The comic actor even made a couple of trips to Charleston for one of his earlier TV shows, duping more than a few of our fellow Holy City residents on camera in the process.

In other words, it would be silly to fault U.S. Rep. Joe Wilson, R-S.C., who appeared in the premiere episode of Mr. Cohen's new show "Who is America?" on Sunday, for falling for a noted prankster's tricks. But it is decidedly less silly to be somewhat concerned by what Mr. Wilson appeared to heartily endorse on the show.

The centerpiece of Sunday's episode was a bit in which Mr. Cohen played an Israeli anti-terror expert named Erran Morad. Several public officials and gun rights advocates endorsed Mr. Morad's outlandish "Kinderguardians" program as a solution to school shootings.

Why arm teachers, the pitch went, when students as young as 3 years old could be trained to defend themselves against armed intruders? (But no younger than 3, of course, because "they call them the terrible twos for a reason," joked Mr. Cohen in the episode.)

Obviously, such a plan would be ridiculous — not to mention dangerous. That's the whole point of the joke. But Rep. Wilson, who said on Tuesday he was just reading a script the show's producers gave him, went along with it.

"A 3-year-old cannot defend itself from an assault rifle by throwing a Hello Kitty pencil case at it," said Mr. Wilson. "Our founding fathers did not put an age limit on the Second Amendment."

Yikes.

U.S. Rep. Dana Rohrabacher, R-California, former Sen. Trent Lott and former Rep. Joe Walsh also gave the Kinderguardians a ringing endorsement.

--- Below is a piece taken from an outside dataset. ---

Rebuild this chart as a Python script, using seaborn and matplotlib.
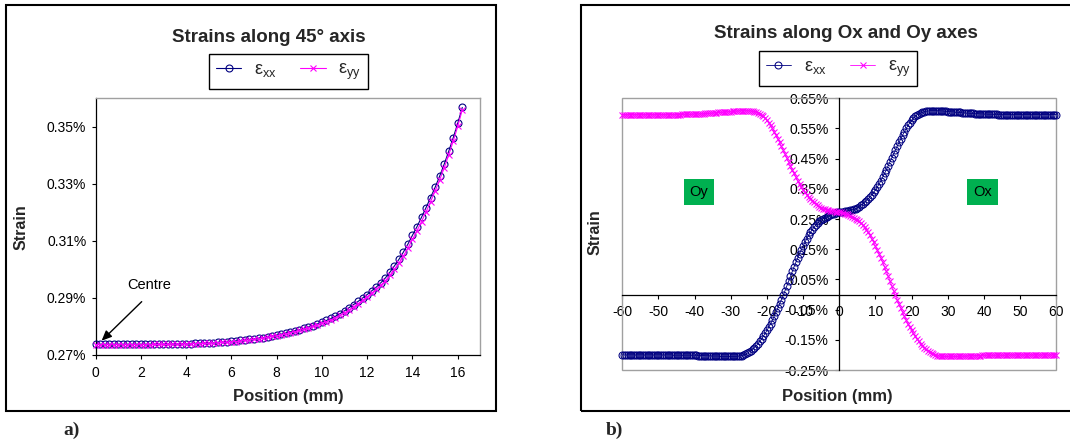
import numpy as np
import matplotlib
matplotlib.use("Agg")
import matplotlib.pyplot as plt
import seaborn as sns
from matplotlib.patches import Rectangle
from matplotlib.ticker import FuncFormatter

# ---------------- data (strain values in %) ----------------
# Panel a: strains along the 45 degree axis
pos_a = np.round(np.arange(0, 16.21, 0.2), 1)
exx_a = [0.2737, 0.2737, 0.2737, 0.2737, 0.2737, 0.2737, 0.2737, 0.2737, 0.2737, 0.2737, 0.2737,
         0.2737, 0.2737, 0.2738, 0.2738, 0.2738, 0.2738, 0.2739, 0.2739, 0.2739, 0.2740,
         0.2740, 0.2741, 0.2741, 0.2742, 0.2742, 0.2743, 0.2744, 0.2745, 0.2746, 0.2748,
         0.2749, 0.2751, 0.2753, 0.2755, 0.2757, 0.2759, 0.2761, 0.2764, 0.2767, 0.2770,
         0.2773, 0.2777, 0.2781, 0.2785, 0.2789, 0.2793, 0.2798, 0.2803, 0.2809, 0.2815,
         0.2821, 0.2828, 0.2836, 0.2845, 0.2855, 0.2866, 0.2877, 0.2888, 0.2900, 0.2912,
         0.2925, 0.2938, 0.2953, 0.2970, 0.2990, 0.3012, 0.3035, 0.3061, 0.3089, 0.3120,
         0.3150, 0.3183, 0.3217, 0.3252, 0.3288, 0.3327, 0.3369, 0.3414, 0.3462, 0.3513,
         0.3568]
eyy_a = [0.2736, 0.2736, 0.2736, 0.2736, 0.2736, 0.2736, 0.2736, 0.2736, 0.2736, 0.2736, 0.2736,
         0.2736, 0.2736, 0.2737, 0.2737, 0.2737, 0.2737, 0.2738, 0.2738, 0.2738, 0.2739,
         0.2739, 0.2740, 0.2740, 0.2741, 0.2741, 0.2742, 0.2743, 0.2744, 0.2745, 0.2746,
         0.2747, 0.2749, 0.2751, 0.2753, 0.2755, 0.2757, 0.2759, 0.2762, 0.2765, 0.2768,
         0.2771, 0.2774, 0.2778, 0.2782, 0.2786, 0.2790, 0.2795, 0.2800, 0.2805, 0.2811,
         0.2817, 0.2823, 0.2831, 0.2839, 0.2848, 0.2858, 0.2869, 0.2880, 0.2892, 0.2904,
         0.2917, 0.2930, 0.2944, 0.2960, 0.2979, 0.3000, 0.3022, 0.3047, 0.3075, 0.3105,
         0.3136, 0.3168, 0.3202, 0.3238, 0.3275, 0.3314, 0.3356, 0.3401, 0.3450, 0.3502,
         0.3560]

# Panel b: strains along Ox (x>0) and Oy (x<0)
pos_b = np.arange(-60, 60.01, 0.5)
exx_b = [-0.200, -0.200, -0.200, -0.200, -0.200, -0.200, -0.200, -0.200, -0.200, -0.200,
         -0.200, -0.200, -0.200, -0.200, -0.200, -0.200, -0.200, -0.200, -0.200, -0.200,
         -0.200, -0.200, -0.200, -0.200, -0.200, -0.200, -0.200, -0.200, -0.201, -0.201,
         -0.201, -0.201, -0.201, -0.201, -0.201, -0.201, -0.201, -0.201, -0.201, -0.201,
         -0.201, -0.201, -0.202, -0.202, -0.202, -0.202, -0.203, -0.203, -0.203, -0.203,
         -0.204, -0.204, -0.204, -0.204, -0.205, -0.205, -0.205, -0.205, -0.205, -0.205,
         -0.205, -0.205, -0.205, -0.205, -0.204, -0.203, -0.202, -0.200, -0.198, -0.195,
         -0.191, -0.187, -0.182, -0.176, -0.170, -0.163, -0.155, -0.147, -0.138, -0.129,
         -0.119, -0.108, -0.097, -0.085, -0.072, -0.059, -0.045, -0.031, -0.017, -0.003,
         0.013, 0.029, 0.045, 0.061, 0.077, 0.092, 0.107, 0.121, 0.135, 0.148,
         0.160, 0.173, 0.185, 0.196, 0.206, 0.215, 0.223, 0.230, 0.236, 0.242,
         0.247, 0.251, 0.255, 0.258, 0.261, 0.264, 0.266, 0.268, 0.270, 0.272,
         0.273,
         0.274, 0.275, 0.276, 0.277, 0.278, 0.279, 0.281, 0.282, 0.284, 0.287,
         0.291, 0.296, 0.300, 0.305, 0.311, 0.317, 0.324, 0.331, 0.339, 0.347,
         0.356, 0.366, 0.377, 0.389, 0.401, 0.413, 0.426, 0.439, 0.452, 0.465,
         0.478, 0.491, 0.504, 0.516, 0.528, 0.539, 0.550, 0.560, 0.569, 0.577,
         0.584, 0.590, 0.595, 0.599, 0.602, 0.604, 0.606, 0.607, 0.608, 0.609,
         0.609, 0.609, 0.609, 0.609, 0.609, 0.608, 0.608, 0.607, 0.607, 0.606,
         0.606, 0.605, 0.605, 0.604, 0.604, 0.603, 0.603, 0.602, 0.602, 0.601,
         0.601, 0.600, 0.600, 0.600, 0.599, 0.599, 0.599, 0.598, 0.598, 0.598,
         0.598, 0.597, 0.597, 0.597, 0.597, 0.597, 0.597, 0.596, 0.596, 0.596,
         0.596, 0.596, 0.596, 0.596, 0.596, 0.596, 0.596, 0.596, 0.596, 0.596,
         0.596, 0.596, 0.596, 0.596, 0.596, 0.596, 0.596, 0.596, 0.596, 0.596,
         0.596, 0.596, 0.596, 0.596, 0.596, 0.596, 0.596, 0.596, 0.596, 0.596]
eyy_b = [0.596, 0.596, 0.596, 0.596, 0.596, 0.596, 0.596, 0.596, 0.596, 0.596,
         0.596, 0.596, 0.596, 0.596, 0.596, 0.596, 0.596, 0.596, 0.596, 0.596,
         0.596, 0.596, 0.596, 0.596, 0.596, 0.596, 0.596, 0.596, 0.596, 0.596,
         0.596, 0.596, 0.596, 0.597, 0.597, 0.597, 0.597, 0.597, 0.597, 0.598,
         0.598, 0.598, 0.598, 0.599, 0.599, 0.599, 0.600, 0.600, 0.600, 0.601,
         0.601, 0.602, 0.602, 0.603, 0.603, 0.604, 0.604, 0.605, 0.605, 0.606,
         0.606, 0.607, 0.607, 0.608, 0.608, 0.609, 0.609, 0.609, 0.609, 0.609,
         0.609, 0.608, 0.607, 0.606, 0.604, 0.602, 0.599, 0.595, 0.590, 0.584,
         0.577, 0.569, 0.560, 0.550, 0.539, 0.528, 0.516, 0.504, 0.491, 0.478,
         0.465, 0.452, 0.439, 0.426, 0.413, 0.401, 0.389, 0.377, 0.366, 0.356,
         0.347, 0.339, 0.331, 0.324, 0.317, 0.311, 0.305, 0.300, 0.296, 0.291,
         0.287, 0.284, 0.282, 0.281, 0.279, 0.278, 0.277, 0.276, 0.275, 0.274,
         0.273,
         0.272, 0.270, 0.268, 0.266, 0.264, 0.261, 0.258, 0.255, 0.251, 0.247,
         0.242, 0.236, 0.230, 0.223, 0.215, 0.206, 0.196, 0.185, 0.173, 0.160,
         0.148, 0.135, 0.121, 0.107, 0.092, 0.077, 0.061, 0.045, 0.029, 0.013,
         -0.003, -0.017, -0.031, -0.045, -0.059, -0.072, -0.085, -0.097, -0.108, -0.119,
         -0.129, -0.138, -0.147, -0.155, -0.163, -0.170, -0.176, -0.182, -0.187, -0.191,
         -0.195, -0.198, -0.200, -0.202, -0.203, -0.204, -0.205, -0.205, -0.205, -0.205,
         -0.205, -0.205, -0.205, -0.205, -0.205, -0.205, -0.204, -0.204, -0.204, -0.204,
         -0.203, -0.203, -0.203, -0.203, -0.202, -0.202, -0.202, -0.202, -0.201, -0.201,
         -0.201, -0.201, -0.201, -0.201, -0.201, -0.201, -0.201, -0.201, -0.201, -0.201,
         -0.201, -0.201, -0.200, -0.200, -0.200, -0.200, -0.200, -0.200, -0.200, -0.200,
         -0.200, -0.200, -0.200, -0.200, -0.200, -0.200, -0.200, -0.200, -0.200, -0.200,
         -0.200, -0.200, -0.200, -0.200, -0.200, -0.200, -0.200, -0.200, -0.200, -0.200]

xticks_a = [0, 2, 4, 6, 8, 10, 12, 14, 16]
yticks_a = [0.27, 0.29, 0.31, 0.33, 0.35]
xticks_b = [-60, -50, -40, -30, -20, -10, 0, 10, 20, 30, 40, 50, 60]
yticks_b = [-0.25, -0.15, -0.05, 0.05, 0.15, 0.25, 0.35, 0.45, 0.55, 0.65]

title_a = "Strains along 45\u00b0 axis"
title_b = "Strains along Ox and Oy axes"
lab_xx = "\u03b5$_{xx}$"
lab_yy = "\u03b5$_{yy}$"

# ---------------- style ----------------
W, H = 1070, 443
sns.set_theme(style="white")
plt.rcParams["font.family"] = ["Liberation Sans", "DejaVu Sans"]
plt.rcParams["mathtext.fontset"] = "custom"
plt.rcParams["mathtext.rm"] = "Liberation Sans"
plt.rcParams["mathtext.it"] = "Liberation Sans"
plt.rcParams["mathtext.default"] = "regular"
plt.rcParams["axes.unicode_minus"] = False

NAVY = "#000080"
MAG = "#FF00FF"
GRAY = "#A0A0A0"
GREEN = "#00B050"
TICK_FS = 10

fig = plt.figure(figsize=(W / 100, H / 100), dpi=100)
fig.patch.set_facecolor("white")


def fx(px):
    return px / W


def fy(py):
    return 1 - py / H


def pct(v, p):
    return f"{v:.2f}%"


# outer frames
fig.add_artist(Rectangle((fx(6.2), fy(410.7)), (495.9 - 6.2) / W, (410.7 - 5) / H,
                         transform=fig.transFigure, fill=False, ec="black", lw=1.5))
fig.add_artist(Rectangle((fx(580.6), fy(410.7)), (1080 - 580.6) / W, (410.7 - 5) / H,
                         transform=fig.transFigure, fill=False, ec="black", lw=1.5))

# ---------------- panel a ----------------
axa = fig.add_axes([fx(95.5), fy(355), (480.4 - 95.5) / W, (355 - 98.3) / H])
sns.lineplot(x=pos_a, y=exx_a, ax=axa, color=NAVY, lw=0.8, marker="o", markersize=5,
             markerfacecolor="none", markeredgecolor=NAVY, markeredgewidth=0.8,
             label=lab_xx, legend=False, clip_on=False, zorder=3)
sns.lineplot(x=pos_a, y=eyy_a, ax=axa, color=MAG, lw=0.8, marker="x", markersize=5,
             markeredgecolor=MAG, markeredgewidth=0.8,
             label=lab_yy, legend=False, clip_on=False, zorder=4)
axa.set_xlim(0, 17)
axa.set_ylim(0.27, 0.36)
axa.set_xticks(xticks_a)
axa.set_yticks(yticks_a)
axa.yaxis.set_major_formatter(FuncFormatter(pct))
axa.tick_params(axis="both", direction="out", length=2.6, width=0.8, color="black",
                labelsize=TICK_FS, labelcolor="black", bottom=True, left=True)
axa.tick_params(axis="x", pad=5.5)
axa.tick_params(axis="y", pad=4.0)
for s in ["left", "bottom"]:
    axa.spines[s].set_color("black")
    axa.spines[s].set_linewidth(0.9)
for s in ["top", "right"]:
    axa.spines[s].set_color(GRAY)
    axa.spines[s].set_linewidth(1.0)
axa.set_xlabel("")
axa.set_ylabel("")
axa.annotate("", xy=(0.27, 0.2750), xytext=(2.04, 0.2887),
             arrowprops=dict(arrowstyle="-|>,head_length=0.5,head_width=0.22",
                             color="black", lw=1, shrinkA=0, shrinkB=0),
             annotation_clip=False, zorder=6)
axa.text(2.36, 0.2945, "Centre", ha="center", va="center", fontsize=10.5, color="black")

legend_kw = dict(loc="center", ncol=2, frameon=True, fancybox=False, edgecolor="black",
                 framealpha=1, fontsize=13, handlelength=1.4, columnspacing=1.3,
                 handletextpad=0.7, borderpad=0.38, borderaxespad=0)

h, l = axa.get_legend_handles_labels()
lga = axa.legend(h, l, bbox_to_anchor=(fx(288.6), fy(71.5)),
                 bbox_transform=fig.transFigure, **legend_kw)
lga.get_frame().set_linewidth(1.0)

# ---------------- panel b ----------------
axb = fig.add_axes([fx(622.3), fy(370), (1056.3 - 622.3) / W, (370 - 98.3) / H])
sns.lineplot(x=pos_b, y=exx_b, ax=axb, color=NAVY, lw=0.6, marker="o", markersize=5,
             markerfacecolor="none", markeredgecolor=NAVY, markeredgewidth=0.75,
             label=lab_xx, legend=False, clip_on=False, zorder=3)
sns.lineplot(x=pos_b, y=eyy_b, ax=axb, color=MAG, lw=0.6, marker="x", markersize=5,
             markeredgecolor=MAG, markeredgewidth=0.75,
             label=lab_yy, legend=False, clip_on=False, zorder=4)
axb.set_xlim(-60, 60)
axb.set_ylim(-0.25, 0.65)
axb.set_xticks(xticks_b)
axb.set_yticks(yticks_b)
axb.yaxis.set_major_formatter(FuncFormatter(pct))
axb.spines["left"].set_position(("data", 0))
axb.spines["bottom"].set_position(("data", 0))
for s in ["left", "bottom"]:
    axb.spines[s].set_color("black")
    axb.spines[s].set_linewidth(0.9)
    axb.spines[s].set_zorder(2)
for s in ["top", "right"]:
    axb.spines[s].set_visible(False)
axb.add_patch(Rectangle((0, 0), 1, 1, transform=axb.transAxes, fill=False,
                        ec=GRAY, lw=1.0, clip_on=False, zorder=1))
axb.tick_params(axis="both", direction="out", length=3.1, width=0.8, color="black",
                labelsize=TICK_FS, labelcolor="black", bottom=True, left=True)
axb.tick_params(axis="x", pad=4.5)
axb.tick_params(axis="y", pad=4.5)
axb.set_xlabel("")
axb.set_ylabel("")
box = dict(boxstyle="square,pad=0.4", fc=GREEN, ec="none")
axb.text(-38.8, 0.3406, "Oy", ha="center", va="center", fontsize=10.5, color="black",
         bbox=box, zorder=5)
axb.text(39.6, 0.3406, "Ox", ha="center", va="center", fontsize=10.5, color="black",
         bbox=box, zorder=5)

h, l = axb.get_legend_handles_labels()
lgb = axb.legend(h, l, bbox_to_anchor=(fx(838.2), fy(68.5)),
                 bbox_transform=fig.transFigure, **legend_kw)
lgb.get_frame().set_linewidth(1.0)

# ---------------- figure texts ----------------
fig.text(fx(268.6), fy(37), title_a, ha="center", va="center", fontsize=13.5,
         fontweight="bold")
fig.text(fx(846), fy(33), title_b, ha="center", va="center", fontsize=13.5,
         fontweight="bold")
fig.text(fx(288.6), fy(397), "Position (mm)", ha="center", va="center", fontsize=12,
         fontweight="bold")
fig.text(fx(837.5), fy(397), "Position (mm)", ha="center", va="center", fontsize=12,
         fontweight="bold")
fig.text(fx(20.7), fy(227), "Strain", ha="center", va="center", rotation=90,
         fontsize=11.5, fontweight="bold")
fig.text(fx(595), fy(232), "Strain", ha="center", va="center", rotation=90,
         fontsize=11.5, fontweight="bold")
fig.text(fx(72), fy(430), "a)", ha="center", va="center", fontsize=14,
         fontweight="bold", family=["Liberation Serif", "DejaVu Serif"])
fig.text(fx(614), fy(430), "b)", ha="center", va="center", fontsize=14,
         fontweight="bold", family=["Liberation Serif", "DejaVu Serif"])

fig.savefig("out.png", dpi=100, facecolor="white")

Again, it's not so much that Mr. Wilson and his fellow current and former lawmakers fell for Mr. Cohen's ruse. Who among us hasn't fallen for a practical joke at one point or another?

But Mr. Wilson's apparent willingness to go along with a clearly ludicrous proposal is less troubling than the extent to which such an absurd policy idea seems mundane in this era of heightened polarization and diminished appreciation for what has otherwise long been considered obvious common sense.

Mr. Cohen's show so far has earned mixed reviews for precisely that reason. The headlines on any given day are so unbelievable, and the daily Twitter missives from President Trump so inflammatory, that even the most jaw-dropping comment from a public figure seems commonplace.

To be sure, people have put their feet in their mouths so to speak for as long as there have been people, feet and mouths. And Mr. Cohen has proven himself uniquely adept at eliciting some cringe-worthy reactions from otherwise very serious people.

Still, we apparently live in a time in which "guns for toddlers" is an acceptable policy proposal for sitting lawmakers to endorse. It's hard to know whether to laugh or to cry.